## PROVIDED MATERIAL
============

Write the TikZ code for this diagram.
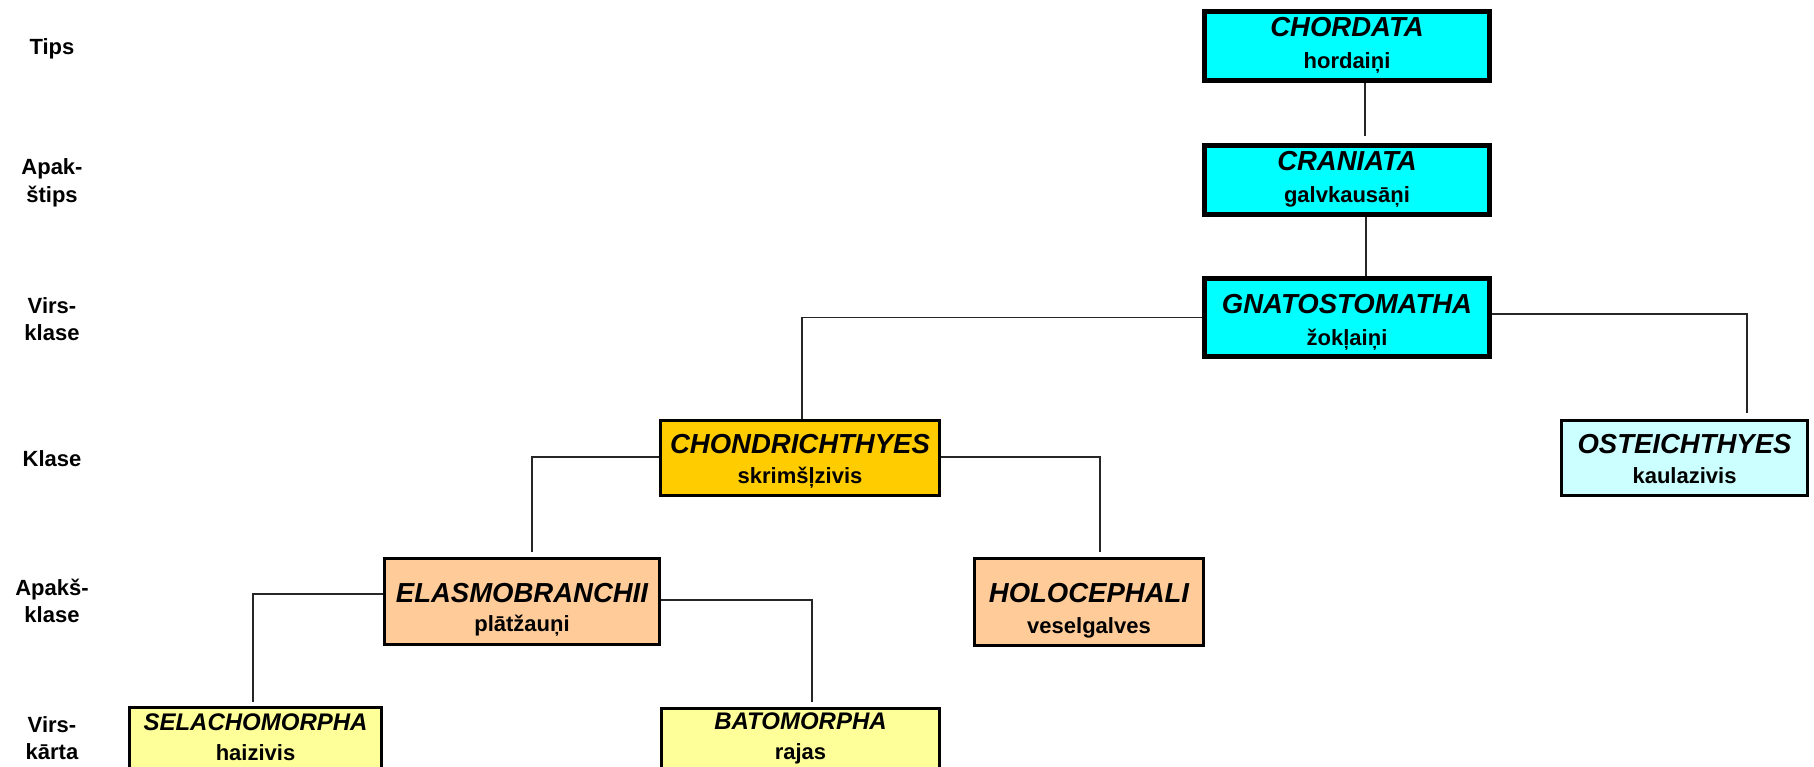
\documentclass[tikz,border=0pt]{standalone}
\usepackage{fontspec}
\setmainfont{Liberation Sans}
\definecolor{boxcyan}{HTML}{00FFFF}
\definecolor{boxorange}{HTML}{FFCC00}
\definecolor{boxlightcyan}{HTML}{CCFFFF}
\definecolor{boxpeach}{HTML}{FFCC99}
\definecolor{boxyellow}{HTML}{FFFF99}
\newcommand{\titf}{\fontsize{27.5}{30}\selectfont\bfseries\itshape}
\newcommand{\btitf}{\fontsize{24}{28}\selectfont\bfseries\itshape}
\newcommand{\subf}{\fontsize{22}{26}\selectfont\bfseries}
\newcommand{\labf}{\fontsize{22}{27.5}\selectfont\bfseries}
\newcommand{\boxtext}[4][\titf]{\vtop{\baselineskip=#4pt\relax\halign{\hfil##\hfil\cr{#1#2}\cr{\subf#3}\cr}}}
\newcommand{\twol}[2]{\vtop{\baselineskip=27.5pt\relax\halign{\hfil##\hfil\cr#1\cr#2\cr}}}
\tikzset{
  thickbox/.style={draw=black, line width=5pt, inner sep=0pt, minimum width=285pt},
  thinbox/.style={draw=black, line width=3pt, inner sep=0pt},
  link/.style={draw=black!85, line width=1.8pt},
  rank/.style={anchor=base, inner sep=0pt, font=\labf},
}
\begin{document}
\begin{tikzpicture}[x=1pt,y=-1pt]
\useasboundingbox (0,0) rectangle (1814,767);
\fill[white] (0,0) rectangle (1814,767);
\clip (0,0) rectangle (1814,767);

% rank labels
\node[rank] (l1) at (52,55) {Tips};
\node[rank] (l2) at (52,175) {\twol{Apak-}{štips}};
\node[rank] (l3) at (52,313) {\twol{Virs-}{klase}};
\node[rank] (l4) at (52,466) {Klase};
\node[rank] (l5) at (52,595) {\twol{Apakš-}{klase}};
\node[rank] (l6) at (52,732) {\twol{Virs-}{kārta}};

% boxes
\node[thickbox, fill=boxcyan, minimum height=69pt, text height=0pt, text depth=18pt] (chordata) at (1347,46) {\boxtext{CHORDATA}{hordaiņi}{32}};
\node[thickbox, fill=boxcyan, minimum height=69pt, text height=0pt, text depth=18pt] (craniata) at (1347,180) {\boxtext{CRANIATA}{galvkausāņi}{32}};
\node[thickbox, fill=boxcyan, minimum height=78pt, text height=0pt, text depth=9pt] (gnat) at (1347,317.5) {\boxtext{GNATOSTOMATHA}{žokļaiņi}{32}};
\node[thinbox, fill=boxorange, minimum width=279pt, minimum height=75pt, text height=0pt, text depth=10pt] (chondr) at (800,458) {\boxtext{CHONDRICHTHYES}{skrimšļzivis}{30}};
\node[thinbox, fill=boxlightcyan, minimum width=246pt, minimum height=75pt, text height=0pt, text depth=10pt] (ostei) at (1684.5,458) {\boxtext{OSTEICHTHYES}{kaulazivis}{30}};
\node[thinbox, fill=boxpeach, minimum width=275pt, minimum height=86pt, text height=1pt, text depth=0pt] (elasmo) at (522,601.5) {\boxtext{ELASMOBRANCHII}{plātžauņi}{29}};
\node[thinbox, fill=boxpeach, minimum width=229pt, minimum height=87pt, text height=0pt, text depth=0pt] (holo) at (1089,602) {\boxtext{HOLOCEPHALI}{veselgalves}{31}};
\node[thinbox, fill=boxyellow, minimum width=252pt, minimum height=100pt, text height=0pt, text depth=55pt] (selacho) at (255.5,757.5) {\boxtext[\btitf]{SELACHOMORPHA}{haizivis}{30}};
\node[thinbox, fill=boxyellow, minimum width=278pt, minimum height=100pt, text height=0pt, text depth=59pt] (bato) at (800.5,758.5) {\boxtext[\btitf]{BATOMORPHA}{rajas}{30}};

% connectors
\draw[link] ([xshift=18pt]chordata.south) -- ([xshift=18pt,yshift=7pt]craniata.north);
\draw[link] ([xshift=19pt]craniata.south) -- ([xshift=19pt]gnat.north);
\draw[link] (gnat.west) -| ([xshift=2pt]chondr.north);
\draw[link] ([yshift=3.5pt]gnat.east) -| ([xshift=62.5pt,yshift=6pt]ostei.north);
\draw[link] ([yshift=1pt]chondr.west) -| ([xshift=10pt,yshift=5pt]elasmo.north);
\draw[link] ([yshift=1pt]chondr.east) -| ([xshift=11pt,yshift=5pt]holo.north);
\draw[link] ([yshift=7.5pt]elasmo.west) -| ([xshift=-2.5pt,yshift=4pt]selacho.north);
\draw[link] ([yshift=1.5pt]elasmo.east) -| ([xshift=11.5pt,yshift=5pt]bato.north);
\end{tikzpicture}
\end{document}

============

## OBJECTIVE
Please restate the material above line by line, exactly, beginning at its first line and ending with the line that contains "(l6) at (52,732)", without any pictures.

## ANSWER TO THIS EXERCISE
Write the TikZ code for this diagram.
\documentclass[tikz,border=0pt]{standalone}
\usepackage{fontspec}
\setmainfont{Liberation Sans}
\definecolor{boxcyan}{HTML}{00FFFF}
\definecolor{boxorange}{HTML}{FFCC00}
\definecolor{boxlightcyan}{HTML}{CCFFFF}
\definecolor{boxpeach}{HTML}{FFCC99}
\definecolor{boxyellow}{HTML}{FFFF99}
\newcommand{\titf}{\fontsize{27.5}{30}\selectfont\bfseries\itshape}
\newcommand{\btitf}{\fontsize{24}{28}\selectfont\bfseries\itshape}
\newcommand{\subf}{\fontsize{22}{26}\selectfont\bfseries}
\newcommand{\labf}{\fontsize{22}{27.5}\selectfont\bfseries}
\newcommand{\boxtext}[4][\titf]{\vtop{\baselineskip=#4pt\relax\halign{\hfil##\hfil\cr{#1#2}\cr{\subf#3}\cr}}}
\newcommand{\twol}[2]{\vtop{\baselineskip=27.5pt\relax\halign{\hfil##\hfil\cr#1\cr#2\cr}}}
\tikzset{
  thickbox/.style={draw=black, line width=5pt, inner sep=0pt, minimum width=285pt},
  thinbox/.style={draw=black, line width=3pt, inner sep=0pt},
  link/.style={draw=black!85, line width=1.8pt},
  rank/.style={anchor=base, inner sep=0pt, font=\labf},
}
\begin{document}
\begin{tikzpicture}[x=1pt,y=-1pt]
\useasboundingbox (0,0) rectangle (1814,767);
\fill[white] (0,0) rectangle (1814,767);
\clip (0,0) rectangle (1814,767);

% rank labels
\node[rank] (l1) at (52,55) {Tips};
\node[rank] (l2) at (52,175) {\twol{Apak-}{štips}};
\node[rank] (l3) at (52,313) {\twol{Virs-}{klase}};
\node[rank] (l4) at (52,466) {Klase};
\node[rank] (l5) at (52,595) {\twol{Apakš-}{klase}};
\node[rank] (l6) at (52,732) {\twol{Virs-}{kārta}};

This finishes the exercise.